Is your previous FD issue that the chain occasionally falls off going from 34 to 50? I have a 50/34 with Rival 22 FD and have encountered that problem sometimes. I realized that I have to shift crisply and ease back on my leg force for the chain to shift up to 50. Of course that doesn't work too well if I am riding on the street and trying to speed up, and the chain falls off at the most inopportune time.

I am contemplating getting a chainring guard so that at least the chain doesn't fall on the crank arm. Do you think that could work?
https://www.amazon.com/Driveline-Gu...526062940&sr=8-2&keywords=driveline+chainring
 

paco1961

Zen MBB Master
Chain guard may help but I have not used that specific model.

I have Sram Force FD; 50-34 and yes, the problem I have encountered is the chain jumping off the outside of the big ring.
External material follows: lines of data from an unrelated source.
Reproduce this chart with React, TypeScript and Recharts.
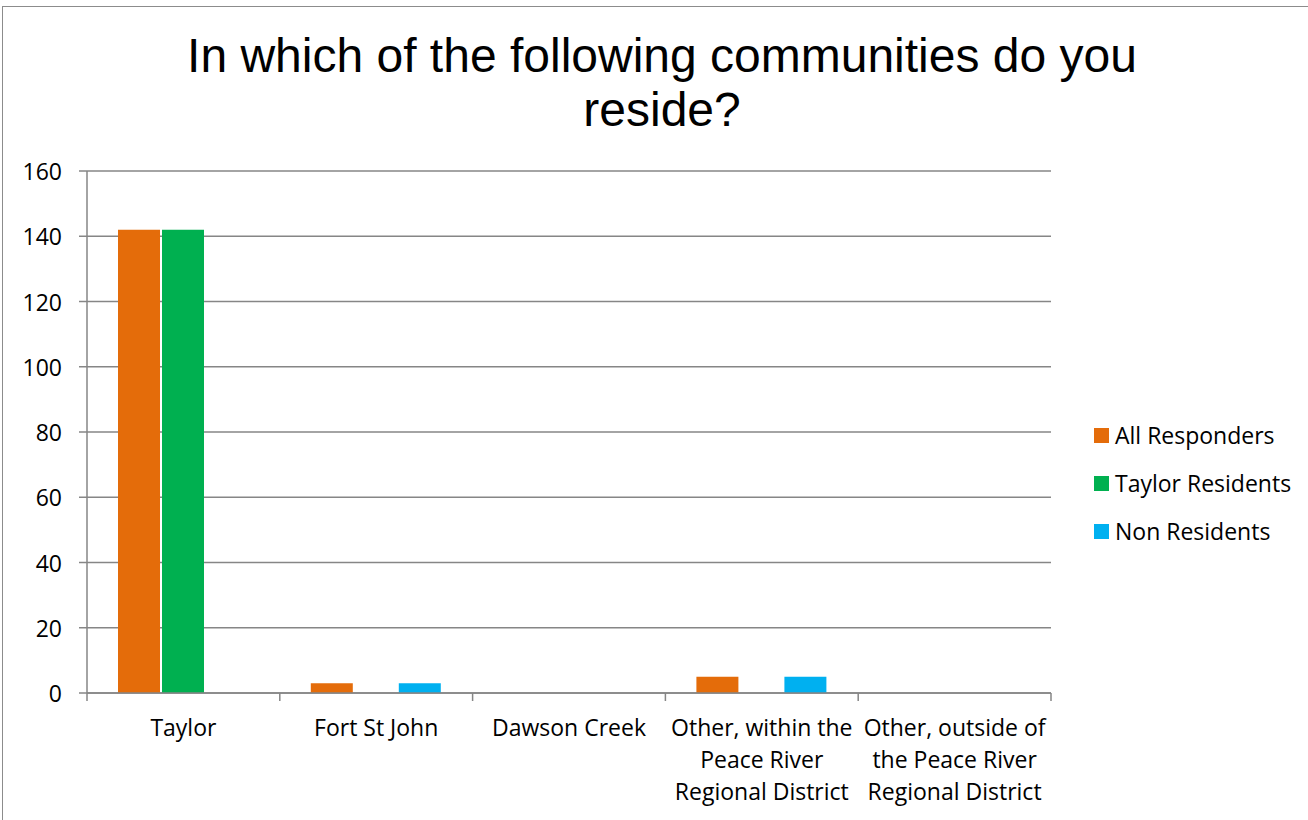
import React from 'react';
import { BarChart, Bar, XAxis, YAxis, CartesianGrid } from 'recharts';

const categories = [
  'Taylor',
  'Fort St John',
  'Dawson Creek',
  'Other, within the\nPeace River\nRegional District',
  'Other, outside of\nthe Peace River\nRegional District',
];
const allResponders = [142, 3, 0, 5, 0];
const taylorResidents = [142, 0, 0, 0, 0];
const nonResidents = [0, 3, 0, 5, 0];
const yTicks = [0, 20, 40, 60, 80, 100, 120, 140, 160];

const seriesInfo = [
  { key: 'all', name: 'All Responders', color: '#E46C0A' },
  { key: 'taylor', name: 'Taylor Residents', color: '#00B050' },
  { key: 'non', name: 'Non Residents', color: '#00B0F0' },
];

const data = categories.map((c, i) => ({
  name: c,
  all: allResponders[i],
  taylor: taylorResidents[i],
  non: nonResidents[i],
}));

const LABEL_FONT = '"Open Sans", Lato, sans-serif';
const AXIS_GRAY = '#868686';

const XTick = (props: any) => {
  const { x, y, payload, index } = props;
  const half = payload.offset || 0;
  const lines = String(payload.value).split('\n');
  return (
    <g>
      <line x1={x - half} x2={x - half} y1={y - 8} y2={y} stroke={AXIS_GRAY} strokeWidth={1.5} />
      {index === categories.length - 1 && (
        <line x1={x + half} x2={x + half} y1={y - 8} y2={y} stroke={AXIS_GRAY} strokeWidth={1.5} />
      )}
      {lines.map((ln, i) => (
        <text
          key={i}
          x={x}
          y={y + 26 + i * 32}
          textAnchor="middle"
          dominantBaseline="central"
          fontFamily={LABEL_FONT}
          fontSize={23}
          fill="#000"
        >
          {ln}
        </text>
      ))}
    </g>
  );
};

export default function App() {
  return (
    <div
      style={{
        position: 'absolute',
        left: 0,
        top: 0,
        width: 1308,
        height: 820,
        background: '#fff',
        overflow: 'hidden',
      }}
    >
      <div
        style={{
          position: 'absolute',
          left: 2,
          top: 6,
          width: 1320,
          height: 830,
          border: '1.5px solid #8c8c8c',
          boxSizing: 'border-box',
        }}
      />
      <div
        style={{
          position: 'absolute',
          left: 0,
          top: 29,
          width: 1324,
          textAlign: 'center',
          fontFamily: '"Liberation Sans", Arial, sans-serif',
          fontSize: 48,
          lineHeight: '54px',
          color: '#000',
        }}
      >
        In which of the following communities do you
        <br />
        reside?
      </div>
      <div style={{ position: 'absolute', left: 0, top: 0 }}>
        <BarChart
          width={1308}
          height={820}
          data={data}
          margin={{ top: 171, right: 257, bottom: 27, left: 27 }}
          barSize={42}
          barGap={2}
        >
          <CartesianGrid vertical={false} stroke={AXIS_GRAY} strokeWidth={1.5} />
          <XAxis
            dataKey="name"
            height={100}
            interval={0}
            tickLine={false}
            axisLine={{ stroke: AXIS_GRAY, strokeWidth: 1.5 }}
            tick={<XTick />}
          />
          <YAxis
            width={60}
            domain={[0, 160]}
            ticks={yTicks}
            interval={0}
            tickSize={8}
            tickMargin={17}
            tickLine={{ stroke: AXIS_GRAY, strokeWidth: 1.5 }}
            axisLine={{ stroke: AXIS_GRAY, strokeWidth: 1.5 }}
            tick={{ fontFamily: LABEL_FONT, fontSize: 23, fill: '#000', dy: 1 }}
          />
          {seriesInfo.map((s) => (
            <Bar key={s.key} dataKey={s.key} name={s.name} fill={s.color} isAnimationActive={false} />
          ))}
        </BarChart>
      </div>
      <div
        style={{
          position: 'absolute',
          left: 1094,
          top: 411,
          fontFamily: LABEL_FONT,
          fontSize: 23,
          color: '#000',
        }}
      >
        {seriesInfo.map((s) => (
          <div key={s.key} style={{ display: 'flex', alignItems: 'center', height: 48, whiteSpace: 'nowrap' }}>
            <span style={{ width: 15, height: 15, background: s.color, display: 'inline-block', marginRight: 6 }} />
            <span>{s.name}</span>
          </div>
        ))}
      </div>
    </div>
  );
}
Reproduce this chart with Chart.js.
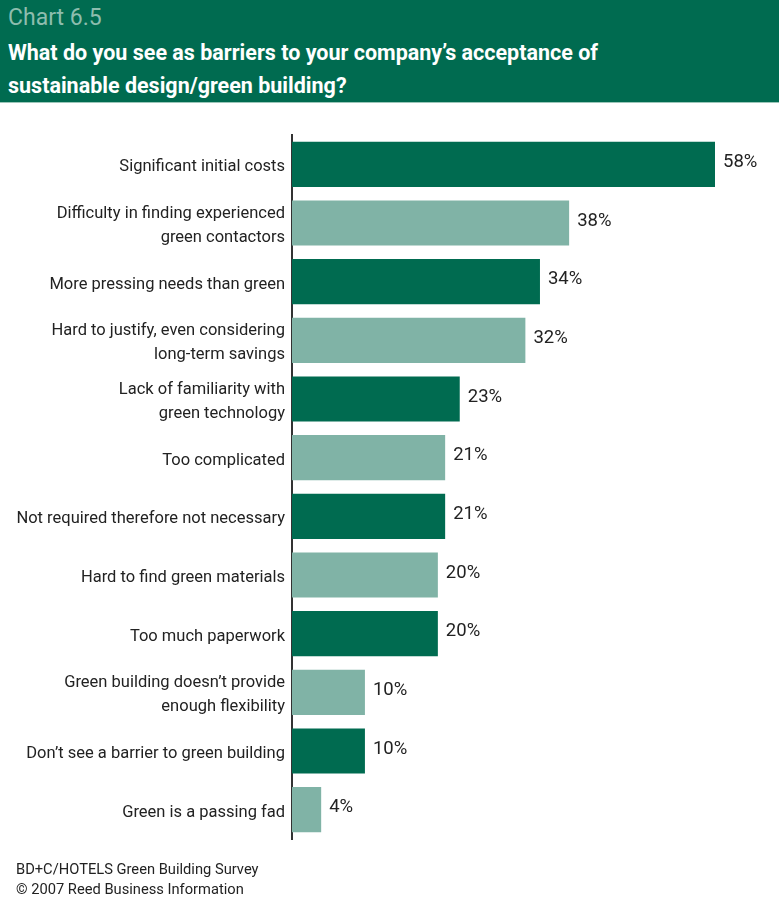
<!DOCTYPE html>
<html>
<head>
<meta charset="utf-8">
<script src="https://cdn.jsdelivr.net/npm/chart.js@4/dist/chart.umd.min.js"></script>
<style>
  body { margin: 0; background: #fff; font-family: "Roboto", sans-serif; }
  #wrap { position: relative; width: 779px; height: 918px; overflow: hidden; }
  #header { position: absolute; left: 0; top: 0; width: 779px; height: 102px; background: #006b50; border-bottom: 1px solid #9cc6b9; z-index: 2; }
  #num { position: absolute; left: 8px; top: 4px; font-size: 23px; color: #8dbdae; }
  #title { position: absolute; left: 8px; top: 36px; font-size: 21.5px; line-height: 33px; color: #fff; font-weight: bold; }
  #source { position: absolute; left: 16px; top: 859px; font-size: 14.7px; line-height: 20px; color: #222; z-index: 2; }
  canvas { position: absolute; left: 0; top: 0; }
</style>
</head>
<body>
<div id="wrap">
  <div id="header">
    <div id="num">Chart 6.5</div>
    <div id="title">What do you see as barriers to your company’s acceptance of<br>sustainable design/green building?</div>
  </div>
  <canvas id="myBarChart" width="779" height="918"></canvas>
  <div id="source">BD+C/HOTELS Green Building Survey<br>© 2007 Reed Business Information</div>
</div>
<script>
// Datos del gráfico
const categorias = [
    'Significant initial costs',
    ['Difficulty in finding experienced', 'green contactors'],
    'More pressing needs than green',
    ['Hard to justify, even considering', 'long-term savings'],
    ['Lack of familiarity with', 'green technology'],
    'Too complicated',
    'Not required therefore not necessary',
    'Hard to find green materials',
    'Too much paperwork',
    ['Green building doesn’t provide', 'enough flexibility'],
    'Don’t see a barrier to green building',
    'Green is a passing fad'
];
const valores = [58, 38, 34, 32, 23, 21, 21, 20, 20, 10, 10, 4];

const verdeOscuro = '#006b50';
const verdeClaro = '#80b3a6';
const colores = valores.map((v, i) => i % 2 === 0 ? verdeOscuro : verdeClaro);

// Plugin para las etiquetas de porcentaje
const etiquetasPlugin = {
    id: 'etiquetas',
    afterDatasetsDraw(chart) {
        const ctx = chart.ctx;
        const meta = chart.getDatasetMeta(0);
        ctx.save();
        ctx.font = '18.5px Roboto, sans-serif';
        ctx.fillStyle = '#222';
        ctx.textBaseline = 'middle';
        ctx.textAlign = 'left';
        meta.data.forEach((bar, i) => {
            ctx.fillText(valores[i] + '%', bar.x + 8, bar.y - 2);
        });
        ctx.restore();
    }
};

const ctxBar = document.getElementById('myBarChart').getContext('2d');
const barChart = new Chart(ctxBar, {
    type: 'bar',
    data: {
        labels: categorias,
        datasets: [{
            data: valores,
            backgroundColor: colores,
            borderWidth: 0,
            barPercentage: 0.77,
            categoryPercentage: 1
        }]
    },
    options: {
        indexAxis: 'y',
        responsive: false,
        animation: false,
        layout: { padding: { top: 135, bottom: 79, right: 64, left: 0 } },
        plugins: {
            legend: { display: false },
            tooltip: { enabled: false }
        },
        scales: {
            x: { display: false, min: 0, max: 58 },
            y: {
                afterFit: (scale) => { scale.width = 292; },
                grid: { display: false, drawTicks: false },
                border: { display: true, color: '#333', width: 2 },
                ticks: {
                    color: '#222',
                    padding: 7,
                    labelOffset: 3,
                    font: { family: 'Roboto, sans-serif', size: 16.5, lineHeight: 1.45 }
                }
            }
        }
    },
    plugins: [etiquetasPlugin]
});
</script>
</body>
</html>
I have mostly worked out that problem though not completely. The trick seems to be to play quite a bit with the outer limit screw. Do the basic Sram Yaw derailleur set up (that can be a little tricky but there are plenty of good YouTube videos - particularly the Art's Cyclery video). When you are done with that you will likely find that the chain can jump off the big ring, especially if you shift quickly or with inadequate pedal pressure. The last step is to work the outer limit screw in and out no more than 1/8 turn, maybe even less, at a time. You want it to set where on shift, you almost can't get the brifter to click as required. 1/8 - 1/16 of a turn too little/much and the chain jumps. that much too far in the other direction and the shift won't catch. Even with that I have to be careful on my shifts to the large ring. The shifting trick seems to be moderate (but not too much) force on the pedal as you shift until the chain slips into the chainring teeth, then continue the shift until it clicks in place. If you shift to quickly, the chain slides right by the teeth on the slight overshift that is designed into the Sram derailleur.

Now that I have this all worked out I only occasionally drop the chain . . . usually when I'm waiving and smiling at some pretty young woman or a TV camera! Karma has no sense of humor!